Problem description: Repeat all the records exactly, omitting pictures.

Source code of charts:
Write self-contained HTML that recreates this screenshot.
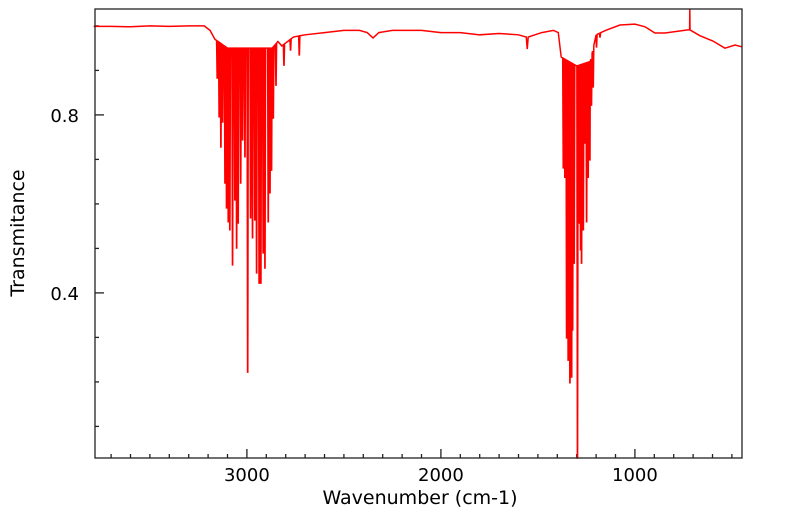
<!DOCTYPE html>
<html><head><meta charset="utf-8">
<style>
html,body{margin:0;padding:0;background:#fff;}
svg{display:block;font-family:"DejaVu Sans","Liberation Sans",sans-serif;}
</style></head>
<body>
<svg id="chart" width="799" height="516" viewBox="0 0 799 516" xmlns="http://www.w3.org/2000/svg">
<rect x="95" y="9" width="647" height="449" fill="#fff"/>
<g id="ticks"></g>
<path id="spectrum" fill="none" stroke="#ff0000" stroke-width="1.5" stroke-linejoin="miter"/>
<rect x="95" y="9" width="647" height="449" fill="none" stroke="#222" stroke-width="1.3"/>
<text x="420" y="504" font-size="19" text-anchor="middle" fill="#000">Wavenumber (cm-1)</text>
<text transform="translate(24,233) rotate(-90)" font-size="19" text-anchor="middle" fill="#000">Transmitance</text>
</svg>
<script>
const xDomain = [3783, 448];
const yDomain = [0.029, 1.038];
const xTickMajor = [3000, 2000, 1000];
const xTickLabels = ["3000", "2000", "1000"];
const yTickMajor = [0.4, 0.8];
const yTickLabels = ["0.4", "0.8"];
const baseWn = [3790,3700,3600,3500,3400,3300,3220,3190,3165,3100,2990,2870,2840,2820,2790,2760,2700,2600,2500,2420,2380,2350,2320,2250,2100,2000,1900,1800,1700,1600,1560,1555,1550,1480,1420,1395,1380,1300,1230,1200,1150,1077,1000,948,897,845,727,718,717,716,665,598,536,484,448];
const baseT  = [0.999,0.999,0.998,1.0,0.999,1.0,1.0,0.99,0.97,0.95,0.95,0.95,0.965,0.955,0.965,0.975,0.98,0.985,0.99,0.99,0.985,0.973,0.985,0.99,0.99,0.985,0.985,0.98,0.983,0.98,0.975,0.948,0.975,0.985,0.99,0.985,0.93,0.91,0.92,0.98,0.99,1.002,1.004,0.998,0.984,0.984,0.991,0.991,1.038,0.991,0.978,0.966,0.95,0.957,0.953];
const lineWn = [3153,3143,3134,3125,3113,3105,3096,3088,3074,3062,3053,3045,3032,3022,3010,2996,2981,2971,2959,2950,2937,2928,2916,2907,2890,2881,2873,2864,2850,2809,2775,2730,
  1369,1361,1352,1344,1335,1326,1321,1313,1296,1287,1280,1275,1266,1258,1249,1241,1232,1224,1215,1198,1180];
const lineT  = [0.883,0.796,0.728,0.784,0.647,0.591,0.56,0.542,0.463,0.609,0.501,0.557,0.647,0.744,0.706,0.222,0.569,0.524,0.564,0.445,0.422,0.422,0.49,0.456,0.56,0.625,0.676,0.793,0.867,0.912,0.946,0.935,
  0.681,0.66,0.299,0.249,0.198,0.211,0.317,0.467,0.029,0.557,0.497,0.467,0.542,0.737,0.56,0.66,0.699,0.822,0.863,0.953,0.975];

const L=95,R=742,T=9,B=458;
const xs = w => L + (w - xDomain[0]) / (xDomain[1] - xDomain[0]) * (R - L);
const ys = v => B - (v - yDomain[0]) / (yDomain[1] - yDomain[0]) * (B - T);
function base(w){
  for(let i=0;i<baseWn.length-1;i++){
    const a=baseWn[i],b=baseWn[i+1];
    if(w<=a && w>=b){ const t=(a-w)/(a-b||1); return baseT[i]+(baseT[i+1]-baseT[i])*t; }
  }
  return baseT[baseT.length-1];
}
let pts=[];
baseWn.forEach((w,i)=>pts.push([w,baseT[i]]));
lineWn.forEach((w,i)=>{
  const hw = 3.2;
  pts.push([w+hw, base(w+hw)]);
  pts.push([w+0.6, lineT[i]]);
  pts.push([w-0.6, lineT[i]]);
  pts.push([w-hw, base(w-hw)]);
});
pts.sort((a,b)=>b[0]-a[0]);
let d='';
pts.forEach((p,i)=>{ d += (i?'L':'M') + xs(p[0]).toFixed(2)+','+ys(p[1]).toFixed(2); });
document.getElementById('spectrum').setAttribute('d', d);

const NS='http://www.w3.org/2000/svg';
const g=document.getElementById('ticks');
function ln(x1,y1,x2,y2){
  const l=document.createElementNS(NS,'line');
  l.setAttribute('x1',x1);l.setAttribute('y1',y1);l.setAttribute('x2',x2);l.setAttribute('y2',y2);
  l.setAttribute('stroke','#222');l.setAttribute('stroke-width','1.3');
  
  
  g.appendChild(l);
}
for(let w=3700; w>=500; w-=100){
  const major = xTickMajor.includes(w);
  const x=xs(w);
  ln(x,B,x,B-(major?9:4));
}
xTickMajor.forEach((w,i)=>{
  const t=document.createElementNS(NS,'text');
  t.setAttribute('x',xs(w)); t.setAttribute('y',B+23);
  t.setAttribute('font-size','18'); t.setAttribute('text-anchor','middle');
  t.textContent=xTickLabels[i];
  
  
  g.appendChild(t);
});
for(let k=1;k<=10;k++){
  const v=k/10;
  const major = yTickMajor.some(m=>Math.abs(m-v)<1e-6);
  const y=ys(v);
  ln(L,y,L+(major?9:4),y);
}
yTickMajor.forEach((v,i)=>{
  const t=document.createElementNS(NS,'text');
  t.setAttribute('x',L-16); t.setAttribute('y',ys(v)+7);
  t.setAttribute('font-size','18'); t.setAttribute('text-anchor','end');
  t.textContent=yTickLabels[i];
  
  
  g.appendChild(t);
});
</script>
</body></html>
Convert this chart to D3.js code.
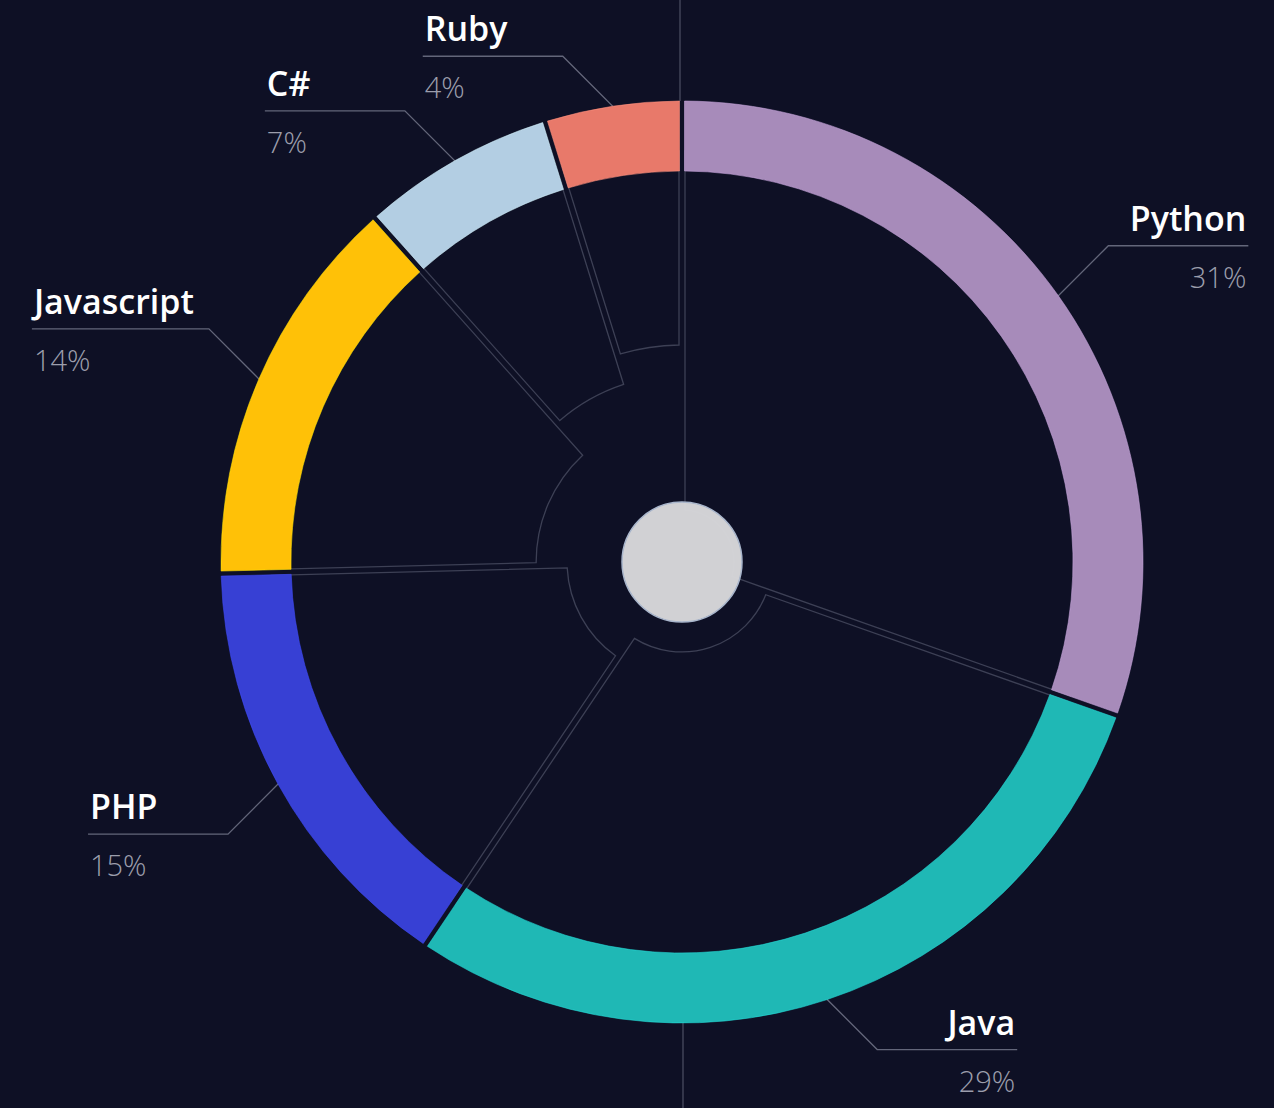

Final result:
Write self-contained HTML that recreates this screenshot.
<!DOCTYPE html>
<html><head><meta charset="utf-8">
<style>
html,body{margin:0;padding:0;background:#fff;}
svg{display:block;font-family:"DejaVu Sans","Liberation Sans",sans-serif;}
</style></head>
<body>
<svg id="chart" width="799" height="516" viewBox="0 0 799 516" xmlns="http://www.w3.org/2000/svg">
<rect x="95" y="9" width="647" height="449" fill="#fff"/>
<g id="ticks"></g>
<path id="spectrum" fill="none" stroke="#ff0000" stroke-width="1.5" stroke-linejoin="miter"/>
<rect x="95" y="9" width="647" height="449" fill="none" stroke="#222" stroke-width="1.3"/>
<text x="420" y="504" font-size="19" text-anchor="middle" fill="#000">Wavenumber (cm-1)</text>
<text transform="translate(24,233) rotate(-90)" font-size="19" text-anchor="middle" fill="#000">Transmitance</text>
</svg>
<script>
const xDomain = [3783, 448];
const yDomain = [0.029, 1.038];
const xTickMajor = [3000, 2000, 1000];
const xTickLabels = ["3000", "2000", "1000"];
const yTickMajor = [0.4, 0.8];
const yTickLabels = ["0.4", "0.8"];
const baseWn = [3790,3700,3600,3500,3400,3300,3220,3190,3165,3100,2990,2870,2840,2820,2790,2760,2700,2600,2500,2420,2380,2350,2320,2250,2100,2000,1900,1800,1700,1600,1560,1555,1550,1480,1420,1395,1380,1300,1230,1200,1150,1077,1000,948,897,845,727,718,717,716,665,598,536,484,448];
const baseT  = [0.999,0.999,0.998,1.0,0.999,1.0,1.0,0.99,0.97,0.95,0.95,0.95,0.965,0.955,0.965,0.975,0.98,0.985,0.99,0.99,0.985,0.973,0.985,0.99,0.99,0.985,0.985,0.98,0.983,0.98,0.975,0.948,0.975,0.985,0.99,0.985,0.93,0.91,0.92,0.98,0.99,1.002,1.004,0.998,0.984,0.984,0.991,0.991,1.038,0.991,0.978,0.966,0.95,0.957,0.953];
const lineWn = [3153,3143,3134,3125,3113,3105,3096,3088,3074,3062,3053,3045,3032,3022,3010,2996,2981,2971,2959,2950,2937,2928,2916,2907,2890,2881,2873,2864,2850,2809,2775,2730,
  1369,1361,1352,1344,1335,1326,1321,1313,1296,1287,1280,1275,1266,1258,1249,1241,1232,1224,1215,1198,1180];
const lineT  = [0.883,0.796,0.728,0.784,0.647,0.591,0.56,0.542,0.463,0.609,0.501,0.557,0.647,0.744,0.706,0.222,0.569,0.524,0.564,0.445,0.422,0.422,0.49,0.456,0.56,0.625,0.676,0.793,0.867,0.912,0.946,0.935,
  0.681,0.66,0.299,0.249,0.198,0.211,0.317,0.467,0.029,0.557,0.497,0.467,0.542,0.737,0.56,0.66,0.699,0.822,0.863,0.953,0.975];

const L=95,R=742,T=9,B=458;
const xs = w => L + (w - xDomain[0]) / (xDomain[1] - xDomain[0]) * (R - L);
const ys = v => B - (v - yDomain[0]) / (yDomain[1] - yDomain[0]) * (B - T);
function base(w){
  for(let i=0;i<baseWn.length-1;i++){
    const a=baseWn[i],b=baseWn[i+1];
    if(w<=a && w>=b){ const t=(a-w)/(a-b||1); return baseT[i]+(baseT[i+1]-baseT[i])*t; }
  }
  return baseT[baseT.length-1];
}
let pts=[];
baseWn.forEach((w,i)=>pts.push([w,baseT[i]]));
lineWn.forEach((w,i)=>{
  const hw = 3.2;
  pts.push([w+hw, base(w+hw)]);
  pts.push([w+0.6, lineT[i]]);
  pts.push([w-0.6, lineT[i]]);
  pts.push([w-hw, base(w-hw)]);
});
pts.sort((a,b)=>b[0]-a[0]);
let d='';
pts.forEach((p,i)=>{ d += (i?'L':'M') + xs(p[0]).toFixed(2)+','+ys(p[1]).toFixed(2); });
document.getElementById('spectrum').setAttribute('d', d);

const NS='http://www.w3.org/2000/svg';
const g=document.getElementById('ticks');
function ln(x1,y1,x2,y2){
  const l=document.createElementNS(NS,'line');
  l.setAttribute('x1',x1);l.setAttribute('y1',y1);l.setAttribute('x2',x2);l.setAttribute('y2',y2);
  l.setAttribute('stroke','#222');l.setAttribute('stroke-width','1.3');
  
  
  g.appendChild(l);
}
for(let w=3700; w>=500; w-=100){
  const major = xTickMajor.includes(w);
  const x=xs(w);
  ln(x,B,x,B-(major?9:4));
}
xTickMajor.forEach((w,i)=>{
  const t=document.createElementNS(NS,'text');
  t.setAttribute('x',xs(w)); t.setAttribute('y',B+23);
  t.setAttribute('font-size','18'); t.setAttribute('text-anchor','middle');
  t.textContent=xTickLabels[i];
  
  
  g.appendChild(t);
});
for(let k=1;k<=10;k++){
  const v=k/10;
  const major = yTickMajor.some(m=>Math.abs(m-v)<1e-6);
  const y=ys(v);
  ln(L,y,L+(major?9:4),y);
}
yTickMajor.forEach((v,i)=>{
  const t=document.createElementNS(NS,'text');
  t.setAttribute('x',L-16); t.setAttribute('y',ys(v)+7);
  t.setAttribute('font-size','18'); t.setAttribute('text-anchor','end');
  t.textContent=yTickLabels[i];
  
  
  g.appendChild(t);
});
</script>
</body></html>
Convert this chart to D3.js code.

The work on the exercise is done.